Forrester finds that integration, better interfaces key to improving WCM

Forrester’s Stephen Powers has released a report that finds that companies are still investing in WCM even in tough times. The report is a survey of 261 information and knowledge management professionals across all verticals. According to the report, released on January 12, nearly three quarters of respondents said they would do more WCM in the coming year and only about one-third said they had rolled out WCM enterprise-wide already.

So what improvements do people want out of their WCM system? The top three, according to the report, are “Integration with other enterprise applications or content repositories”, “interfaces for content contributors”, and “management of multiple sites and/or environments” which is tied for third with “workflow”.

The “workflow” one is a bit of a surprise to me. In my experience WCM workflows have been much more straightforward than workflows we’ve seen in document management or other content-centric applications. The report doesn’t include a breakdown of the incumbent WCM vendors used by the respondents, and, unfortunately, doesn’t get more specific so it is uncertain exactly what about “workflow” the respondents found lacking.

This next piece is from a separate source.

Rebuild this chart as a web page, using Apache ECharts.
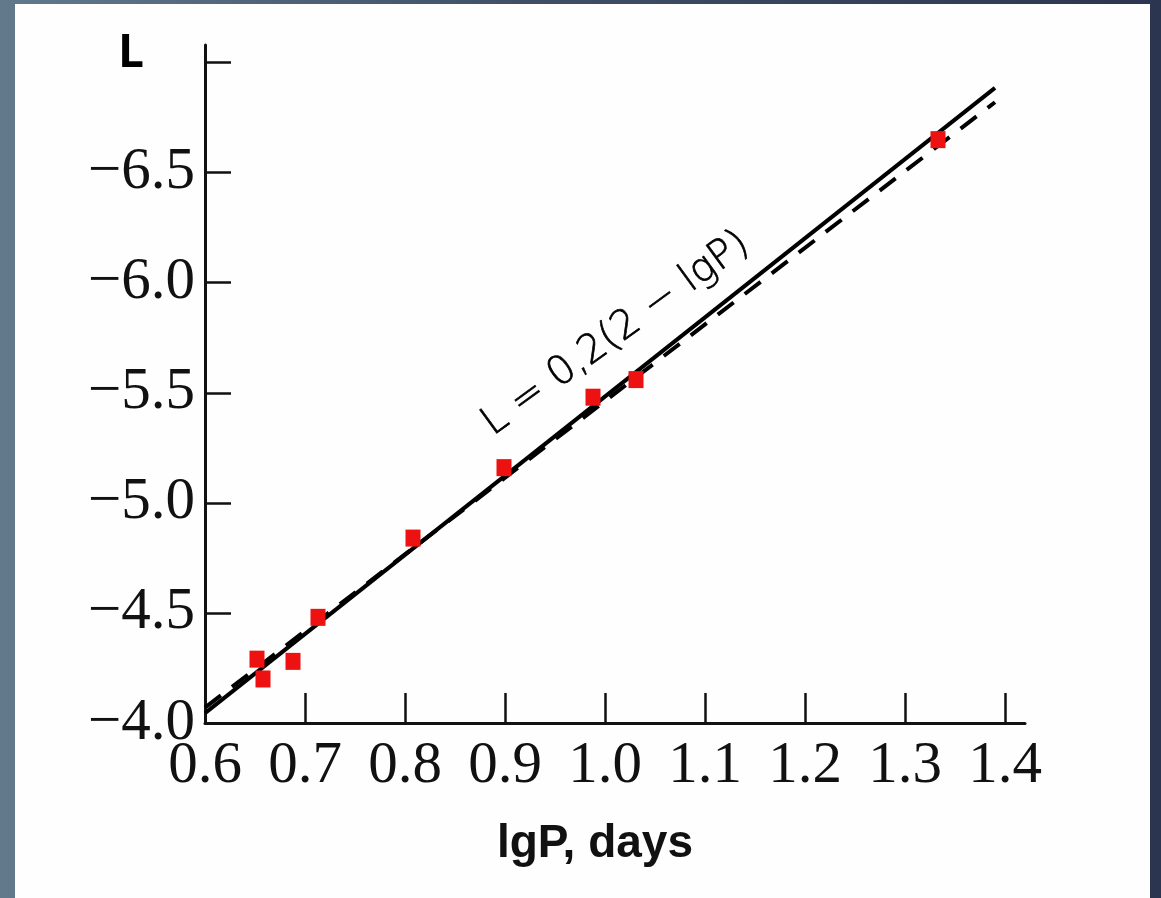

“Integration with other repositories” and “management of multiple sites” aren’t surprising. We’ve been seeing a lot of interest from clients with a “multi-site” problem. The problem might be one around operational efficiency or it can be about moving content around, finding content, or potentially reusing content across heterogeneous platforms. I think the proposed CMIS standard will help out a lot here but more vendors will have to roll out their implementation and tools based on CMIS will have to become available before we will feel the full impact.

“Better interfaces for contributors” is another one that makes sense. As technology like flash, flex, and AJAX continue to be deployed in consumer applications and across the enterprise, it is natural that users are demanding similar enhancements to their WCM systems. It seems like in a lot of cases, the original goal of WCM–“remove the webmaster bottleneck”–has failed. We’ve simply moved the work “up the stack”. Now the inefficiency is around content owners, who are largely business users, that struggle with difficult-to-use tools.

Powers tries to make the case that Enterprises “fear upgrades” citing that 57% want upgrades kept to a maximum of one-per-year. This is an important stat, particularly for open source WCM, which prides itself on being able to innovate faster than its legacy cousins. I would imagine that if upgrades were entirely painless, this number would drop significantly. Customers want to roll out new features to content contributors and content consumers–they just can’t afford to do it frequently if upgrades are huge ordeals. (I recently spoke to an enterprise that was going to pay their incumbent legacy vendor over half a million dollars in services alone just to get their installation current).